_THE REQUEST_: Every entry that follows should be repeated exactly; drop the images.

_THE INPUT_:
((
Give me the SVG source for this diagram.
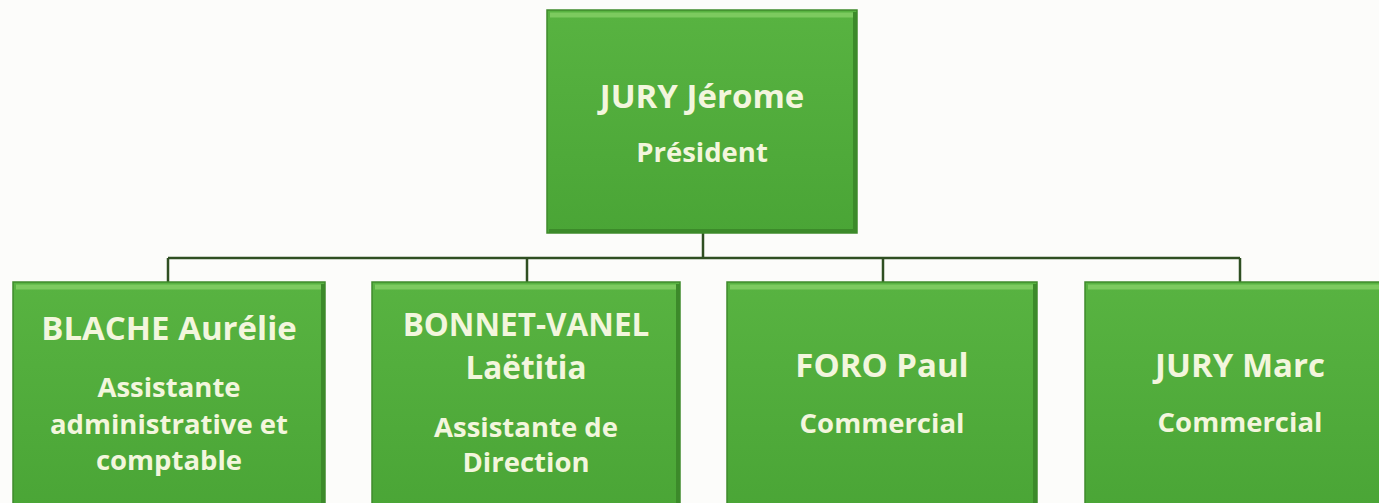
<svg xmlns="http://www.w3.org/2000/svg" width="1379" height="503" viewBox="0 0 1379 503">
<defs>
<linearGradient id="g" x1="0" y1="0" x2="0" y2="1">
<stop offset="0" stop-color="#58b341"/>
<stop offset="1" stop-color="#4aa536"/>
</linearGradient>
<style>
.box{fill:url(#g);stroke:#3f8a2c;stroke-width:1.5}
.bev{fill:none;stroke:#86cf66;stroke-width:5;opacity:0.8}
.shd{fill:none;stroke:#3c8a2a;stroke-width:4}
.t{font-family:"Open Sans","Liberation Sans",sans-serif;font-weight:bold;fill:#f3f6dd;text-anchor:middle}
.n{font-size:33px}
.n2{font-size:31.5px}
.r{font-size:27.5px}
.c{fill:none;stroke:#2f4f22;stroke-width:2.5}
</style>
</defs>
<rect width="1379" height="503" fill="#fcfcfa"/>
<g id="connectors">
<path class="c" d="M703 233 V258 M168 258 H1240 M168 258 V282 M527 258 V282 M883 258 V282 M1240 258 V282"/>
</g>
<g id="node-jury-jerome">
<rect class="box" x="547" y="10" width="310" height="223"/>
<path class="bev" d="M550 15 H853"/>
<path class="shd" d="M855 12 V231 H549"/>
<text class="t n" x="702" y="108">JURY Jérome</text>
<text class="t r" x="702" y="162">Président</text>
</g>
<g id="node-blache">
<rect class="box" x="13" y="282" width="312" height="230"/>
<path class="bev" d="M16 287 H321"/>
<path class="shd" d="M323 284 V512"/>
<text class="t n" x="169" y="340">BLACHE Aurélie</text>
<text class="t r" x="169" y="397">Assistante</text>
<text class="t r" x="169" y="434">administrative et</text>
<text class="t r" x="169" y="470">comptable</text>
</g>
<g id="node-bonnet">
<rect class="box" x="372" y="282" width="308" height="230"/>
<path class="bev" d="M375 287 H676"/>
<path class="shd" d="M678 284 V512"/>
<text class="t n2" x="526" y="336">BONNET-VANEL</text>
<text class="t n2" x="526" y="379">Laëtitia</text>
<text class="t r" x="526" y="437">Assistante de</text>
<text class="t r" x="526" y="472">Direction</text>
</g>
<g id="node-foro">
<rect class="box" x="727" y="282" width="310" height="230"/>
<path class="bev" d="M730 287 H1033"/>
<path class="shd" d="M1035 284 V512"/>
<text class="t n" x="882" y="377">FORO Paul</text>
<text class="t r" x="882" y="433">Commercial</text>
</g>
<g id="node-jury-marc">
<rect class="box" x="1085" y="282" width="310" height="230"/>
<path class="bev" d="M1088 287 H1395"/>
<text class="t n" x="1240" y="377">JURY Marc</text>
<text class="t r" x="1240" y="432">Commercial</text>
</g>
</svg>
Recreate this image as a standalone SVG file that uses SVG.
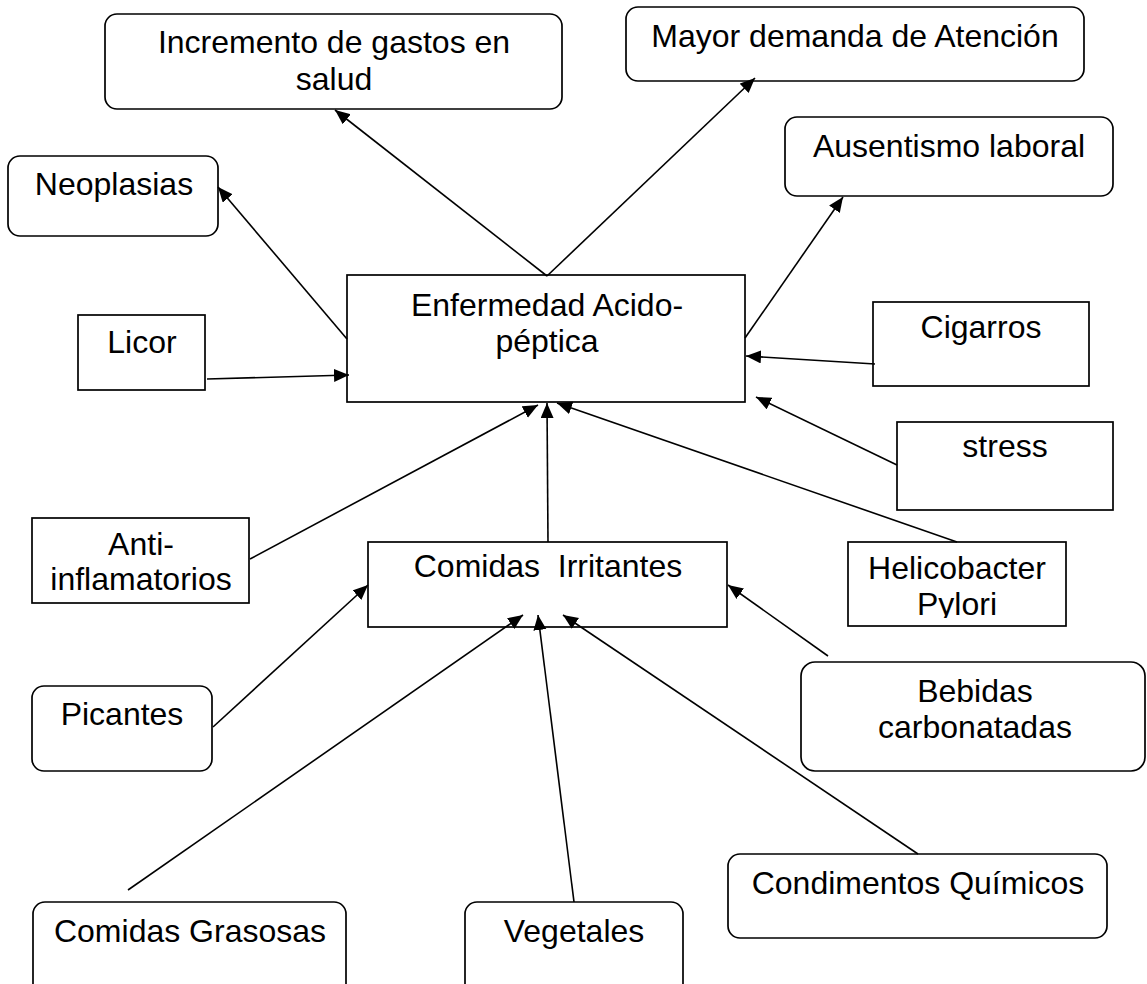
))
_THE RESPONSE_:
Give me the SVG source for this diagram.
<svg xmlns="http://www.w3.org/2000/svg" width="1379" height="503" viewBox="0 0 1379 503">
<defs>
<linearGradient id="g" x1="0" y1="0" x2="0" y2="1">
<stop offset="0" stop-color="#58b341"/>
<stop offset="1" stop-color="#4aa536"/>
</linearGradient>
<style>
.box{fill:url(#g);stroke:#3f8a2c;stroke-width:1.5}
.bev{fill:none;stroke:#86cf66;stroke-width:5;opacity:0.8}
.shd{fill:none;stroke:#3c8a2a;stroke-width:4}
.t{font-family:"Open Sans","Liberation Sans",sans-serif;font-weight:bold;fill:#f3f6dd;text-anchor:middle}
.n{font-size:33px}
.n2{font-size:31.5px}
.r{font-size:27.5px}
.c{fill:none;stroke:#2f4f22;stroke-width:2.5}
</style>
</defs>
<rect width="1379" height="503" fill="#fcfcfa"/>
<g id="connectors">
<path class="c" d="M703 233 V258 M168 258 H1240 M168 258 V282 M527 258 V282 M883 258 V282 M1240 258 V282"/>
</g>
<g id="node-jury-jerome">
<rect class="box" x="547" y="10" width="310" height="223"/>
<path class="bev" d="M550 15 H853"/>
<path class="shd" d="M855 12 V231 H549"/>
<text class="t n" x="702" y="108">JURY Jérome</text>
<text class="t r" x="702" y="162">Président</text>
</g>
<g id="node-blache">
<rect class="box" x="13" y="282" width="312" height="230"/>
<path class="bev" d="M16 287 H321"/>
<path class="shd" d="M323 284 V512"/>
<text class="t n" x="169" y="340">BLACHE Aurélie</text>
<text class="t r" x="169" y="397">Assistante</text>
<text class="t r" x="169" y="434">administrative et</text>
<text class="t r" x="169" y="470">comptable</text>
</g>
<g id="node-bonnet">
<rect class="box" x="372" y="282" width="308" height="230"/>
<path class="bev" d="M375 287 H676"/>
<path class="shd" d="M678 284 V512"/>
<text class="t n2" x="526" y="336">BONNET-VANEL</text>
<text class="t n2" x="526" y="379">Laëtitia</text>
<text class="t r" x="526" y="437">Assistante de</text>
<text class="t r" x="526" y="472">Direction</text>
</g>
<g id="node-foro">
<rect class="box" x="727" y="282" width="310" height="230"/>
<path class="bev" d="M730 287 H1033"/>
<path class="shd" d="M1035 284 V512"/>
<text class="t n" x="882" y="377">FORO Paul</text>
<text class="t r" x="882" y="433">Commercial</text>
</g>
<g id="node-jury-marc">
<rect class="box" x="1085" y="282" width="310" height="230"/>
<path class="bev" d="M1088 287 H1395"/>
<text class="t n" x="1240" y="377">JURY Marc</text>
<text class="t r" x="1240" y="432">Commercial</text>
</g>
</svg>
Recreate this image as a standalone SVG file that uses SVG.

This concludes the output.